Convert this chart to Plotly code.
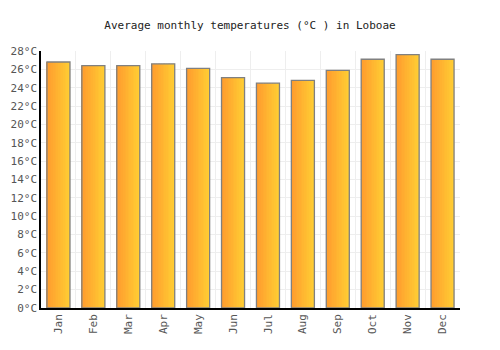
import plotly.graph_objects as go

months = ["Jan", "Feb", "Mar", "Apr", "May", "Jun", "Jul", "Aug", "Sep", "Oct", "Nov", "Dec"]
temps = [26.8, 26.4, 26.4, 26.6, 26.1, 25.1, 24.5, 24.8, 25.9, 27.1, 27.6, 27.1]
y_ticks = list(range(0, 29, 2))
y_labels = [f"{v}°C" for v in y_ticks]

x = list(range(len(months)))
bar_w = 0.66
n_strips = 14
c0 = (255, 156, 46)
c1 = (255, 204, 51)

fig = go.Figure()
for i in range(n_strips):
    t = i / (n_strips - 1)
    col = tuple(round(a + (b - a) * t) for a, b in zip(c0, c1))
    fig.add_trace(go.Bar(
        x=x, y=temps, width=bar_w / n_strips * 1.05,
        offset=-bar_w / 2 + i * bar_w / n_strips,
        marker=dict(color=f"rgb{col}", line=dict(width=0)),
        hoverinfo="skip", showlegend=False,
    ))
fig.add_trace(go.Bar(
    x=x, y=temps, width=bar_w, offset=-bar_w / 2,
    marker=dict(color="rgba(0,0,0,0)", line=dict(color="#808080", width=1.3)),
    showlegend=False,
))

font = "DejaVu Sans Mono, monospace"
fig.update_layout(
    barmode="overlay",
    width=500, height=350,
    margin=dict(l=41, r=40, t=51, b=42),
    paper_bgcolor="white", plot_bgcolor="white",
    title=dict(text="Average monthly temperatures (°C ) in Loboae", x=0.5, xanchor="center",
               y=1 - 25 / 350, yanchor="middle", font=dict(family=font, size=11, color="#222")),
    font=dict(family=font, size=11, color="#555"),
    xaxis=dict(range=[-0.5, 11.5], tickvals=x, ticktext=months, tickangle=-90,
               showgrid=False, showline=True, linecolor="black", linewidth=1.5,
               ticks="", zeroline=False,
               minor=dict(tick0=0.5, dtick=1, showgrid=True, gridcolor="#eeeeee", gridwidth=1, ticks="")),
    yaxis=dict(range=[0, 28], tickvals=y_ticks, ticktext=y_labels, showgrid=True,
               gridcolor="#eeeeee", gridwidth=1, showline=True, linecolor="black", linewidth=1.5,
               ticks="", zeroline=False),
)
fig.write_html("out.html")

§

Exercise brief: Pictures are to be left out; repeat all the remaining data exactly.

Solution to this task:
Convert this chart to Plotly code.
import plotly.graph_objects as go

months = ["Jan", "Feb", "Mar", "Apr", "May", "Jun", "Jul", "Aug", "Sep", "Oct", "Nov", "Dec"]
temps = [26.8, 26.4, 26.4, 26.6, 26.1, 25.1, 24.5, 24.8, 25.9, 27.1, 27.6, 27.1]
y_ticks = list(range(0, 29, 2))
y_labels = [f"{v}°C" for v in y_ticks]

x = list(range(len(months)))
bar_w = 0.66
n_strips = 14
c0 = (255, 156, 46)
c1 = (255, 204, 51)

fig = go.Figure()
for i in range(n_strips):
    t = i / (n_strips - 1)
    col = tuple(round(a + (b - a) * t) for a, b in zip(c0, c1))
    fig.add_trace(go.Bar(
        x=x, y=temps, width=bar_w / n_strips * 1.05,
        offset=-bar_w / 2 + i * bar_w / n_strips,
        marker=dict(color=f"rgb{col}", line=dict(width=0)),
        hoverinfo="skip", showlegend=False,
    ))
fig.add_trace(go.Bar(
    x=x, y=temps, width=bar_w, offset=-bar_w / 2,
    marker=dict(color="rgba(0,0,0,0)", line=dict(color="#808080", width=1.3)),
    showlegend=False,
))

font = "DejaVu Sans Mono, monospace"
fig.update_layout(
    barmode="overlay",
    width=500, height=350,
    margin=dict(l=41, r=40, t=51, b=42),
    paper_bgcolor="white", plot_bgcolor="white",
    title=dict(text="Average monthly temperatures (°C ) in Loboae", x=0.5, xanchor="center",
               y=1 - 25 / 350, yanchor="middle", font=dict(family=font, size=11, color="#222")),
    font=dict(family=font, size=11, color="#555"),
    xaxis=dict(range=[-0.5, 11.5], tickvals=x, ticktext=months, tickangle=-90,
               showgrid=False, showline=True, linecolor="black", linewidth=1.5,
               ticks="", zeroline=False,
               minor=dict(tick0=0.5, dtick=1, showgrid=True, gridcolor="#eeeeee", gridwidth=1, ticks="")),
    yaxis=dict(range=[0, 28], tickvals=y_ticks, ticktext=y_labels, showgrid=True,
               gridcolor="#eeeeee", gridwidth=1, showline=True, linecolor="black", linewidth=1.5,
               ticks="", zeroline=False),
)
fig.write_html("out.html")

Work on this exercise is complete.